Optionally, the first criterion is preconfigured, or configured by a network device. For example, when the serving device is a serving relay terminal, the serving device may determine the first criterion according to preconfigured information or network configured-information. When the serving device is a network device of a serving cell where the first terminal is located, the serving device may determine the first criterion according to preconfigured information.

Optionally, the first criterion is determined based on a transmission power class of the serving device. Exemplarily, before the serving device transmits the first indication information to the first terminal, the measurement method may further include the following. The serving device determines the first criterion based on a transmission power class of the serving device.

Optionally, the serving device may determine the first criterion based on the transmission power class of the serving device as follows. The serving device determines the first criterion based on the transmission power class of the serving device and at least one criterion.

Exemplarily, the serving device may determine a correspondence between at least one transmission power class and the at least one criterion, and then determine the first criterion based on the correspondence and the transmission power class of the serving device.

Optionally, the serving device determines the first criterion based on the transmission power class of the serving device and the at least one criterion as follows. The serving device selects the first criterion from the at least one criterion based on the transmission power class of the serving device.

Specifically, the serving device may select the first criterion corresponding to the transmission power class of the serving device from the at least one criterion based on the correspondence between the at least one transmission power and the at least one criterion.

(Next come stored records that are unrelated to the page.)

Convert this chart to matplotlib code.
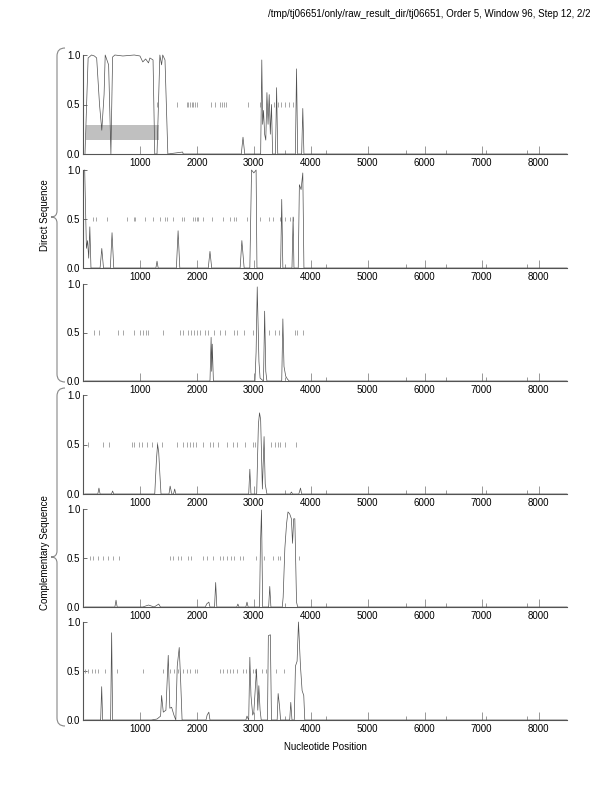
import numpy as np
import matplotlib
matplotlib.use("Agg")
import matplotlib.pyplot as plt
from matplotlib.path import Path
from matplotlib.patches import PathPatch

plt.rcParams['font.family'] = ['Liberation Sans', 'DejaVu Sans']

title = "/tmp/tj06651/only/raw_result_dir/tj06651, Order 5, Window 96, Step 12, 2/2"
x_ticks = [1000, 2000, 3000, 4000, 5000, 6000, 7000, 8000]
minor_ticks = [3540, 4260, 5670, 6370, 7080, 7790]
y_ticks = [0.0, 0.5, 1.0]
group_labels = ["Direct Sequence", "Complementary Sequence"]

# (position, value)
panel1 = [(35, 0.0), (90, 0.97), (150, 1.0), (200, 0.99), (240, 0.97), (290, 0.5), (330, 0.24),
          (370, 0.6), (390, 1.0), (420, 0.95), (450, 0.9), (490, 0.0), (520, 0.98), (560, 1.0),
          (700, 0.99), (900, 1.0), (1000, 0.99), (1050, 0.93), (1100, 0.96), (1150, 0.92),
          (1175, 0.97), (1230, 0.95), (1260, 0.0), (1300, 0.0), (1350, 1.0), (1380, 0.9),
          (1400, 1.0), (1440, 0.95), (1490, 0.0), (1750, 0.02), (1760, 0.0), (2780, 0.0),
          (2810, 0.17), (2840, 0.0), (3120, 0.0), (3140, 0.95), (3155, 0.3), (3170, 0.44),
          (3190, 0.2), (3210, 0.14), (3230, 0.62), (3250, 0.3), (3270, 0.6), (3290, 0.2),
          (3310, 0.5), (3330, 0.0), (3380, 0.0), (3400, 0.67), (3420, 0.0), (3730, 0.0),
          (3750, 0.86), (3770, 0.0), (3840, 0.0), (3860, 0.46), (3880, 0.0), (8500, 0.0)]
panel2 = [(30, 1.0), (60, 0.2), (80, 0.28), (100, 0.1), (120, 0.42), (140, 0.0), (300, 0.0),
          (330, 0.2), (360, 0.0), (480, 0.0), (510, 0.36), (540, 0.0), (1280, 0.0), (1300, 0.07),
          (1320, 0.0), (1640, 0.0), (1670, 0.38), (1700, 0.0), (2200, 0.0), (2230, 0.17),
          (2260, 0.0), (2760, 0.0), (2790, 0.28), (2830, 0.0), (2930, 0.0), (2960, 1.0),
          (3000, 0.97), (3040, 1.0), (3055, 0.0), (3470, 0.0), (3490, 0.7), (3510, 0.0),
          (3670, 0.0), (3690, 0.52), (3705, 0.0), (3780, 0.0), (3800, 0.85), (3830, 0.8),
          (3860, 0.97), (3880, 0.0), (8500, 0.0)]
panel3 = [(30, 0.0), (2230, 0.0), (2250, 0.45), (2260, 0.1), (2270, 0.38), (2290, 0.0),
          (3020, 0.0), (3040, 0.3), (3060, 0.97), (3090, 0.2), (3110, 0.03), (3170, 0.0),
          (3190, 0.72), (3210, 0.1), (3230, 0.0), (3490, 0.0), (3510, 0.64), (3530, 0.15),
          (3560, 0.05), (3590, 0.02), (3620, 0.0), (8500, 0.0)]
panel4 = [(30, 0.0), (260, 0.0), (280, 0.06), (300, 0.0), (500, 0.0), (520, 0.03), (540, 0.0),
          (1260, 0.0), (1290, 0.35), (1310, 0.5), (1330, 0.42), (1350, 0.2), (1370, 0.0),
          (1510, 0.0), (1530, 0.08), (1560, 0.0), (1590, 0.0), (1610, 0.05), (1630, 0.0),
          (2910, 0.0), (2930, 0.25), (2950, 0.0), (3050, 0.0), (3080, 0.7), (3100, 0.82),
          (3120, 0.75), (3150, 0.05), (3180, 0.58), (3200, 0.1), (3230, 0.0), (3640, 0.0),
          (3660, 0.02), (3680, 0.0), (3790, 0.0), (3820, 0.06), (3840, 0.0), (8500, 0.0)]
panel5 = [(30, 0.0), (560, 0.0), (580, 0.07), (600, 0.0), (1050, 0.0), (1150, 0.02), (1250, 0.0),
          (1330, 0.03), (1360, 0.0), (2150, 0.0), (2170, 0.03), (2210, 0.05), (2230, 0.0),
          (2310, 0.0), (2330, 0.25), (2350, 0.0), (2700, 0.0), (2720, 0.03), (2740, 0.0),
          (2860, 0.0), (2880, 0.05), (2900, 0.0), (3100, 0.0), (3115, 0.6), (3135, 0.99),
          (3155, 0.0), (3260, 0.0), (3280, 0.21), (3300, 0.0), (3500, 0.0), (3515, 0.1),
          (3545, 0.6), (3575, 0.85), (3600, 0.97), (3630, 0.95), (3660, 0.9), (3680, 0.65),
          (3700, 0.9), (3720, 0.9), (3750, 0.05), (3770, 0.0), (8500, 0.0)]
panel6 = [(30, 0.0), (310, 0.0), (328, 0.34), (345, 0.0), (485, 0.0), (503, 0.89), (520, 0.0),
          (1200, 0.0), (1300, 0.01), (1363, 0.04), (1380, 0.25), (1410, 0.08), (1456, 0.1),
          (1497, 0.66), (1525, 0.12), (1556, 0.13), (1597, 0.05), (1630, 0.0), (1655, 0.55),
          (1690, 0.74), (1715, 0.4), (1740, 0.0), (2160, 0.0), (2180, 0.05), (2210, 0.08),
          (2230, 0.0), (2860, 0.0), (2880, 0.04), (2910, 0.0), (2930, 0.64), (2950, 0.25),
          (2980, 0.05), (3000, 0.08), (3047, 0.52), (3070, 0.1), (3088, 0.35), (3110, 0.1),
          (3130, 0.0), (3240, 0.0), (3255, 0.86), (3290, 0.87), (3310, 0.0), (3410, 0.0),
          (3427, 0.27), (3450, 0.15), (3470, 0.0), (3630, 0.0), (3649, 0.18), (3670, 0.0),
          (3710, 0.0), (3731, 0.55), (3760, 0.6), (3784, 1.0), (3819, 0.55), (3848, 0.3),
          (3877, 0.25), (3895, 0.0), (8500, 0.0)]

# positions of the small marks drawn at 0.5
marks1 = [1300, 1650, 1820, 1850, 1880, 1910, 1940, 1970, 2000, 2250, 2320, 2400, 2440, 2480,
          2520, 2900, 3100, 3350, 3420, 3480, 3550, 3620, 3680]
marks2 = [181, 228, 415, 766, 895, 912, 1088, 1234, 1351, 1439, 1479, 1584, 1731, 1772, 1935,
          1965, 1994, 2023, 2111, 2257, 2461, 2579, 2649, 2684, 2872, 3105, 3269, 3339, 3456,
          3544, 3632, 3690]
marks3 = [200, 280, 620, 700, 900, 1000, 1050, 1100, 1150, 1400, 1700, 1750, 1850, 1900, 1950,
          2000, 2050, 2150, 2200, 2300, 2400, 2500, 2649, 2696, 2825, 2988, 3269, 3368, 3444,
          3719, 3766, 3865]
marks4 = [93, 356, 461, 854, 895, 988, 1029, 1117, 1205, 1293, 1380, 1644, 1760, 1819, 1877,
          1924, 1977, 2111, 2228, 2286, 2374, 2521, 2637, 2707, 2842, 2988, 3018, 3310, 3368,
          3427, 3468, 3544, 3749]
marks5 = [123, 181, 269, 356, 444, 532, 637, 1526, 1584, 1672, 1714, 1848, 1889, 2111, 2170,
          2286, 2404, 2462, 2521, 2591, 2649, 2754, 2812, 3047, 3175, 3339, 3427, 3456, 3795]
marks6 = [35, 93, 152, 211, 269, 386, 602, 1058, 1409, 1526, 1596, 1672, 1760, 1819, 1877, 1965,
          1994, 2404, 2462, 2521, 2579, 2626, 2696, 2813, 2871, 2988, 3018, 3135, 3222, 3398, 3526]

# shaded region in the first panel
box_x = (47, 1340)
box_y = (0.14, 0.29)

panels = [panel1, panel2, panel3, panel4, panel5, panel6]
marks = [marks1, marks2, marks3, marks4, marks5, marks6]

W, H = 612, 792
fig = plt.figure(figsize=(W / 100, H / 100), dpi=100)

px_rows = [(55, 154), (170, 268), (284, 381), (395, 494), (509, 607), (622, 720)]
left, right = 83, 567
for i, (top, bot) in enumerate(px_rows):
    ax = fig.add_axes([left / W, 1 - bot / H, (right - left) / W, (bot - top) / H])
    ax.set_xlim(0, 8500)
    ax.set_ylim(0, 1.0)
    for s in ["top", "right"]:
        ax.spines[s].set_visible(False)
    for s in ["left", "bottom"]:
        ax.spines[s].set_color("#555555")
        ax.spines[s].set_linewidth(0.8)
    if i == 0:
        ax.fill_between(box_x, box_y[0], box_y[1], color="#c0c0c0", lw=0, zorder=1)
    xs = [p[0] for p in panels[i]]
    ys = [p[1] for p in panels[i]]
    ax.plot(xs, ys, color="#505050", lw=0.5, clip_on=False, zorder=3)
    ax.vlines(marks[i], 0.475, 0.525, color="#999999", lw=0.6, zorder=2)
    ax.set_xticks(x_ticks)
    ax.set_xticklabels([str(t) for t in x_ticks], fontsize=7)
    ax.set_xticks(minor_ticks, minor=True)
    ax.set_yticks(y_ticks)
    ax.set_yticklabels(["%.1f" % t for t in y_ticks], fontsize=7)
    ax.tick_params(axis="x", which="major", direction="in", length=6, width=0.6,
                   color="#888888", pad=3)
    ax.tick_params(axis="x", which="minor", direction="in", length=3, width=0.6,
                   color="#888888")
    ax.tick_params(axis="y", direction="in", length=3, width=0.6, color="#555555", pad=2)

fig.text(590 / W, 1 - 14 / H, title, ha="right", va="center", fontsize=7)
fig.text(325 / W, 1 - 747 / H, "Nucleotide Position", ha="center", va="center", fontsize=7)


def brace(ytop, ybot, ytip, xs=57, xt=51, xe=65):
    pts = [(xe, ytop), (xs, ytop), (xs, ytop + 8), (xs, ytip - 6), (xs, ytip),
           (xt, ytip), (xs, ytip), (xs, ytip + 6), (xs, ybot - 8), (xs, ybot), (xe, ybot)]
    codes = [Path.MOVETO, Path.CURVE3, Path.CURVE3, Path.LINETO, Path.CURVE3, Path.CURVE3,
             Path.CURVE3, Path.CURVE3, Path.LINETO, Path.CURVE3, Path.CURVE3]
    pts = [(x / W, 1 - y / H) for x, y in pts]
    fig.add_artist(PathPatch(Path(pts, codes), fill=False, edgecolor="#888888", lw=0.8,
                             transform=fig.transFigure))


brace(48, 382, 217)
brace(388, 726, 557)
fig.text(45 / W, 1 - 215 / H, group_labels[0], rotation=90, ha="center", va="center", fontsize=7)
fig.text(45 / W, 1 - 553 / H, group_labels[1], rotation=90, ha="center", va="center", fontsize=7)

fig.savefig("out.png", dpi=100)
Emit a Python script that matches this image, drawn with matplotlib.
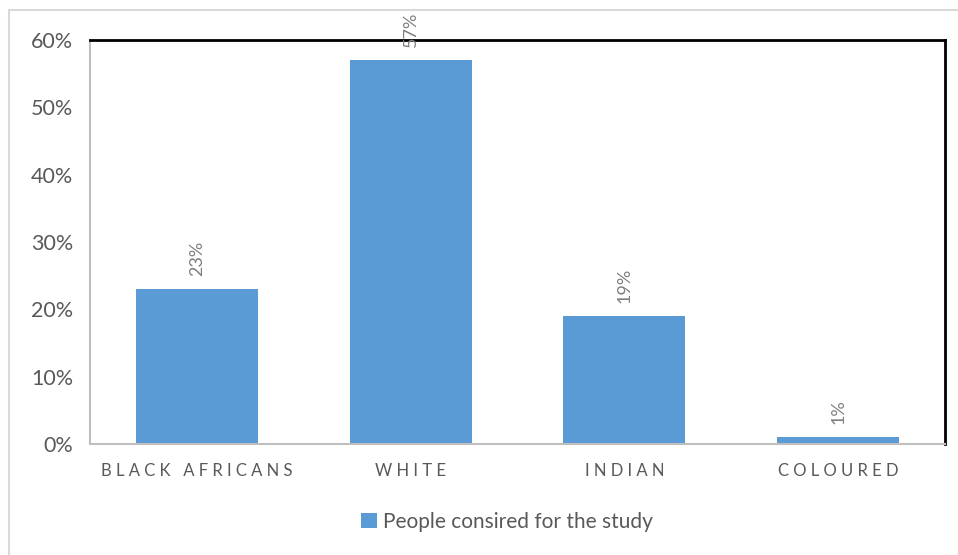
import matplotlib.pyplot as plt
from matplotlib.patches import Rectangle

categories = ["BLACK AFRICANS", "WHITE", "INDIAN", "COLOURED"]
values = [23, 57, 19, 1]
series_name = "People consired for the study"
yticks = [0, 10, 20, 30, 40, 50, 60]

plt.rcParams['font.family'] = ['Lato', 'DejaVu Sans']

fig = plt.figure(figsize=(9.58, 5.55), dpi=100)
# outer chart border
fig.patches.append(Rectangle((9 / 958, -0.01), 1.0, 1 - 10 / 555 + 0.01,
                             transform=fig.transFigure, fill=False,
                             edgecolor='#d9d9d9', linewidth=1.5))

ax = fig.add_axes([90 / 958, 1 - 444 / 555, 855 / 958, 404 / 555])
x = range(len(categories))
bars = ax.bar(x, values, width=0.57, color='#5B9BD5', label=series_name, zorder=2)

for xi, v in zip(x, values):
    ax.text(xi, v + 2.0, "%d%%" % v, rotation=90, ha='center', va='bottom',
            color='#7f7f7f', fontsize=13)

ax.set_xlim(-0.5, 3.5)
ax.set_ylim(0, 60)
ax.set_yticks(yticks)
ax.set_yticklabels(["%d%%" % t for t in yticks], fontsize=15.5, color='#595959')
ax.set_xticks(list(x))
ax.set_xticklabels([" ".join(c) for c in categories], fontsize=12, color='#595959')
ax.tick_params(axis='x', length=0, pad=14)
ax.tick_params(axis='y', length=0, pad=12)

ax.spines['left'].set_color('#bfbfbf')
ax.spines['bottom'].set_color('#bfbfbf')
ax.spines['left'].set_linewidth(1.5)
ax.spines['bottom'].set_linewidth(1.5)
ax.spines['top'].set_color('black')
ax.spines['right'].set_color('black')
ax.spines['top'].set_linewidth(2)
ax.spines['right'].set_linewidth(2)

fig.legend(loc='center', bbox_to_anchor=(507 / 958, 1 - 522 / 555), frameon=False,
           fontsize=15, labelcolor='#595959', handlelength=0.75, handleheight=0.75,
           handletextpad=0.3)

plt.savefig("out.png", dpi=100)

Optionally, the serving device determines the first criterion based on the transmission power class of the serving device and the at least one criterion as follows. The serving device processes a second criterion among the at least one criterion based on the transmission power class of the serving device to obtain the first criterion.

Specifically, if the at least one criterion is one criterion, that is, the at least one criterion includes only the second criterion, the serving device may process the second criterion based on the transmission power class of the serving device to obtain the first criterion. If the at least one criterion is multiple criterions, the serving device may select the second criterion from the multiple criterions based on the transmission power class of the serving device, and then process the second criterion based on the transmission power class of the serving device to obtain the first criterion.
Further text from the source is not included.